To that extent, there are social media management tools that the IEC employs in order to mitigate the effects harms, said Mamabolo.
The first, according to him, is social media monitoring, which is reactive. “It looks at specific brands mentioned and sends alerts whenever a specific brand is mentioned online. Each time the brand IEC is mentioned, we receive an alert…and that gives you an opportunity to evaluate whether that mention necessitates a reaction or not.
“We also use social media listening, which is a proactive way to track, analyse and respond to online conversations. Social media listening gives us a complete overview of all online conversations related to our brand.”
With respect to combating disinformation and misinformation, there’s daily monitoring of the platforms and there is an IEC central e-mail to report this, he noted. “We intervene with immediate responses to correct disinformation that comes our way.

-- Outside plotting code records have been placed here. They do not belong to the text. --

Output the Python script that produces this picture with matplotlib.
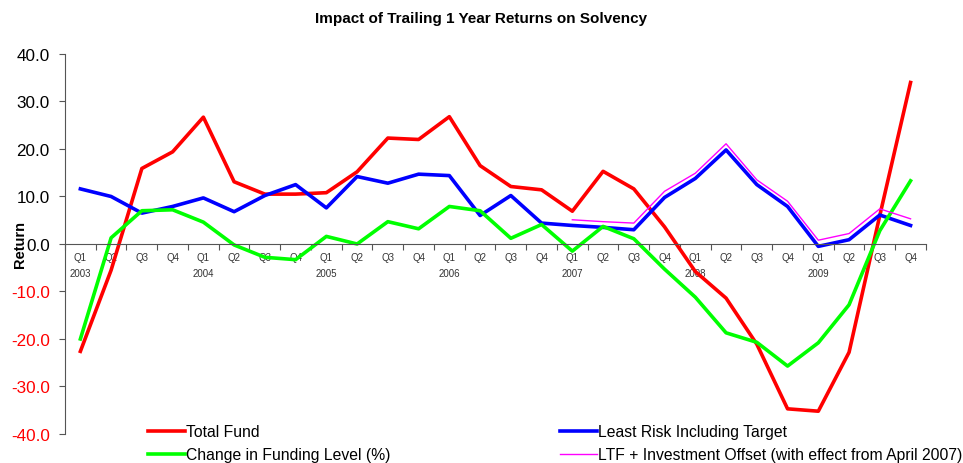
import numpy as np
import matplotlib.pyplot as plt

plt.rcParams['font.family'] = ['Liberation Sans', 'DejaVu Sans']

# quarters Q1 2003 .. Q4 2009
quarters = ["Q1", "Q2", "Q3", "Q4"] * 7
years = ["2003", "2004", "2005", "2006", "2007", "2008", "2009"]

total_fund = [-22.6, -5.5, 15.9, 19.4, 26.7, 13.1, 10.5, 10.5,
              10.8, 15.2, 22.3, 22.0, 26.8, 16.5, 12.1, 11.4,
              6.9, 15.3, 11.6, 3.6, -5.8, -11.4, -21.1, -34.7,
              -35.2, -22.8, 6.0, 34.0]
least_risk = [11.6, 10.0, 6.5, 7.9, 9.7, 6.8, 10.2, 12.5,
              7.6, 14.2, 12.8, 14.7, 14.4, 6.0, 10.2, 4.4,
              3.9, 3.5, 3.0, 9.8, 13.8, 19.8, 12.5, 7.9,
              -0.5, 0.9, 6.1, 3.9]
funding_change = [-20.0, 1.3, 7.0, 7.2, 4.6, -0.2, -2.8, -3.3,
                  1.6, 0.0, 4.7, 3.2, 7.9, 7.0, 1.2, 4.1,
                  -1.5, 3.7, 1.1, -5.3, -11.2, -18.7, -20.7, -25.7,
                  -20.8, -12.8, 2.8, 13.3]
# LTF + Investment Offset starts at Q1 2007
ltf_offset = [np.nan] * 16 + [5.1, 4.7, 4.4, 11.1, 14.9, 21.1, 13.5, 9.0,
                              0.8, 2.2, 7.4, 5.3]

fig = plt.figure(figsize=(9.63, 4.64), dpi=100)
ax = fig.add_axes([0.0675, 0.0625, 0.894, 0.819])

x = np.arange(len(quarters))
ax.plot(x, total_fund, color='#ff0000', lw=2.6, label='Total Fund')
ax.plot(x, least_risk, color='#0000ff', lw=2.6, label='Least Risk Including Target')
ax.plot(x, funding_change, color='#00ff00', lw=2.6, label='Change in Funding Level (%)')
ax.plot(x, ltf_offset, color='#ff00ff', lw=1.0,
        label='LTF + Investment Offset (with effect from April 2007)')

ax.set_xlim(-0.5, len(quarters) - 0.5)
ax.set_ylim(-40, 40)
yt = np.arange(-40, 41, 10)
ax.set_yticks(yt)
ax.set_yticklabels([f"{v:.1f}" for v in yt], fontsize=12.3)
for lab, v in zip(ax.get_yticklabels(), yt):
    if v < 0:
        lab.set_color('#ff0000')
ax.tick_params(axis='y', direction='out', length=4, width=0.8, color='#555555', pad=7)

ax.spines['top'].set_visible(False)
ax.spines['right'].set_visible(False)
ax.spines['bottom'].set_position(('data', 0))
ax.spines['bottom'].set_color('#555555')
ax.spines['left'].set_color('#555555')

labels = []
for i, q in enumerate(quarters):
    labels.append(q + "\n" + years[i // 4] if q == "Q1" else q + "\n")
ax.set_xticks(x)
ax.set_xticklabels(labels, fontsize=7, color='#333333', linespacing=1.75)
ax.tick_params(axis='x', which='major', length=0, pad=6)
ax.set_xticks(np.arange(-0.5, len(quarters), 1), minor=True)
ax.tick_params(axis='x', which='minor', direction='out', length=4, width=0.8, color='#555555')

ax.set_ylabel("Return", fontsize=10.5, fontweight='bold')
ax.yaxis.set_label_coords(-0.044, 0.5)
fig.suptitle("Impact of Trailing 1 Year Returns on Solvency", fontsize=11,
             fontweight='bold', y=0.975)

h, l = ax.get_legend_handles_labels()
leg_kw = dict(loc='upper left', frameon=False, fontsize=11.3, handlelength=2.35,
              handletextpad=0.1, labelspacing=0.5, borderpad=0, borderaxespad=0)
fig.legend([h[0], h[2]], [l[0], l[2]], bbox_to_anchor=(0.1537, 0.083), **leg_kw)
fig.legend([h[1], h[3]], [l[1], l[3]], bbox_to_anchor=(0.5815, 0.083), **leg_kw)

fig.savefig("out.png", dpi=100)
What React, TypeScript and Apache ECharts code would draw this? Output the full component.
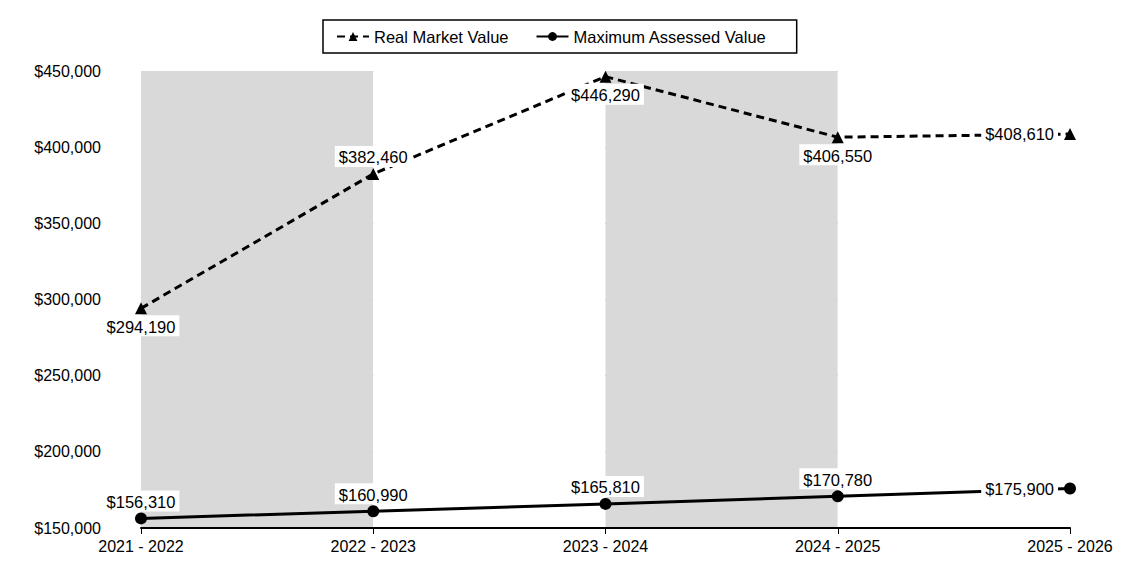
import React, { useEffect, useRef } from "react";
import * as echarts from "echarts";

const categories = ["2021 - 2022", "2022 - 2023", "2023 - 2024", "2024 - 2025", "2025 - 2026"];
const realMarketValue = [294190, 382460, 446290, 406550, 408610];
const maxAssessedValue = [156310, 160990, 165810, 170780, 175900];
const rmvLabelPos = ["bottom", "top", "bottom", "bottom", "left"];
const mavLabelPos = ["top", "top", "top", "top", "left"];

const FONT = "Liberation Sans, Arial, sans-serif";

const fmt = (v: number) => "$" + v.toLocaleString("en-US");

export default function App() {
  const ref = useRef<HTMLDivElement>(null);
  useEffect(() => {
    document.body.style.margin = "0";
    const chart = echarts.init(ref.current!, null, { renderer: "svg" });
    const labelBase = {
      show: true,
      color: "#000",
      fontSize: 16.5,
      fontFamily: FONT,
      backgroundColor: "#fff",
      padding: [3, 4, 1, 4],
      formatter: (p: any) => fmt(p.value),
    };
    const mkLabel = (pos: string) => ({
      ...labelBase,
      position: pos,
      distance: pos === "left" ? 6 : 1,
    });
    chart.setOption({
      animation: false,
      textStyle: { fontFamily: FONT },
      legend: {
        top: 20,
        left: 323,
        borderColor: "#000",
        borderWidth: 1.5,
        padding: [8, 30, 8, 13],
        itemGap: 27,
        itemWidth: 32,
        itemHeight: 11,
        textStyle: { color: "#000", fontSize: 16.5, fontFamily: FONT },
        data: ["Real Market Value", "Maximum Assessed Value"],
      },
      grid: { left: 141, right: 55, top: 71, bottom: 42 },
      xAxis: {
        type: "category",
        data: categories,
        boundaryGap: false,
        axisLine: { lineStyle: { color: "#000", width: 2 } },
        axisTick: { show: true, length: 6, lineStyle: { color: "#000" } },
        axisLabel: { color: "#000", fontSize: 16, fontFamily: FONT, margin: 10 },
        splitLine: { show: false },
        splitArea: { show: true, areaStyle: { color: ["#d9d9d9", "#ffffff"] } },
      },
      yAxis: {
        type: "value",
        min: 150000,
        max: 450000,
        interval: 50000,
        axisLine: { show: false },
        axisTick: { show: false },
        axisLabel: {
          color: "#000",
          fontSize: 16,
          fontFamily: FONT,
          margin: 40,
          formatter: (v: number) => fmt(v),
        },
        splitLine: { show: true, lineStyle: { color: "#8c8c8c", width: 1 } },
      },
      series: [
        {
          name: "Real Market Value",
          type: "line",
          z: 3,
          symbol: "triangle",
          symbolSize: 12,
          lineStyle: { color: "#000", width: 3, type: [8, 5] },
          itemStyle: { color: "#000" },
          data: realMarketValue.map((v, i) => ({
            value: v,
            label: mkLabel(rmvLabelPos[i]),
          })),
        },
        {
          name: "Maximum Assessed Value",
          type: "line",
          z: 3,
          symbol: "circle",
          symbolSize: 12,
          lineStyle: { color: "#000", width: 3 },
          itemStyle: { color: "#000" },
          data: maxAssessedValue.map((v, i) => ({
            value: v,
            label: mkLabel(mavLabelPos[i]),
          })),
        },
      ],
    });
    return () => chart.dispose();
  }, []);
  return <div ref={ref} style={{ width: 1125, height: 570 }} />;
}
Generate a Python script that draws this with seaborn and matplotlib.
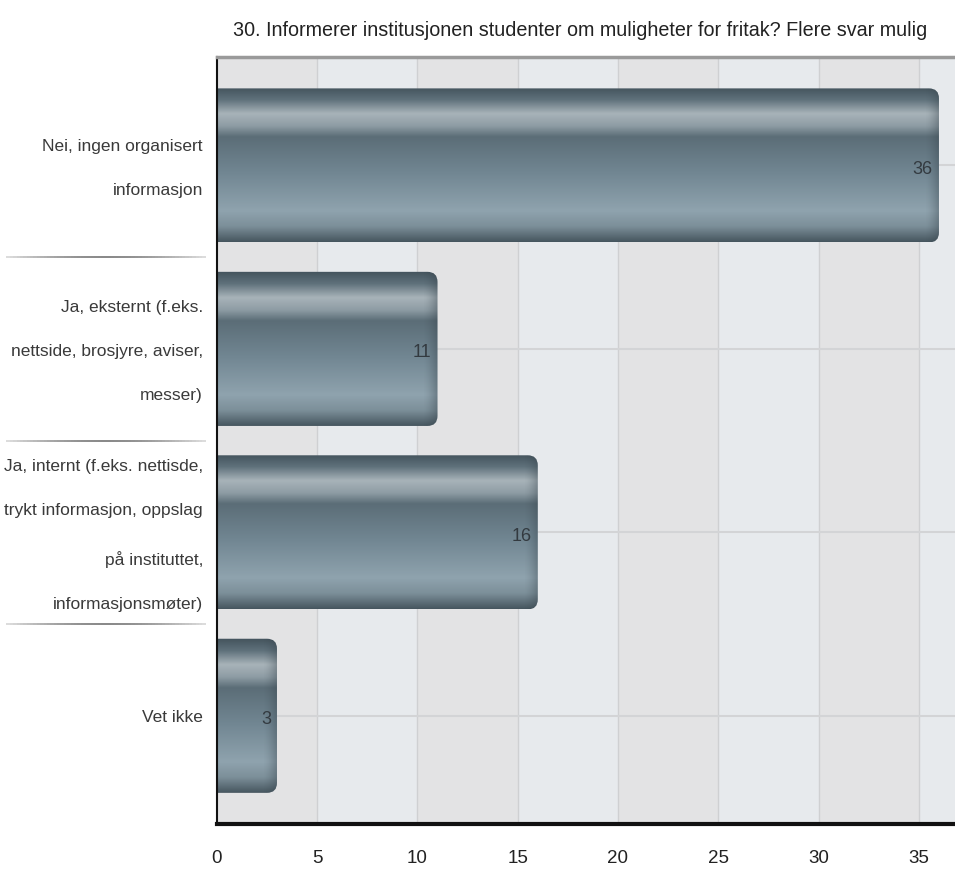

“We’ve also found that one of the instruments that are important to disinformation and misinformation is educating social media users on electoral processes. An educated social media user is unlikely to be deceived by misinformation and disinformation; not always 100%, but there’s a better chance of a person perceiving disinformation and misinformation if they’ve been placed in possession of correct information.
“Education of social media users about correct electoral information and processes is a key component of the disinformation campaign.”
He added that partnerships with social media platforms to report disinformation and misinformation are also critical. The IEC also has a complaints platform Real411, developed in partnership with Media Monitoring Africa, to report instances of disinformation and misinformation with regards to the elections.
Anything that goes beyond five minutes on social media is already too late, said the IEC CEO.
“We want to improve our reaction time to complaints received, so that we minimise the deleterious impact of misinformation and disinformation.”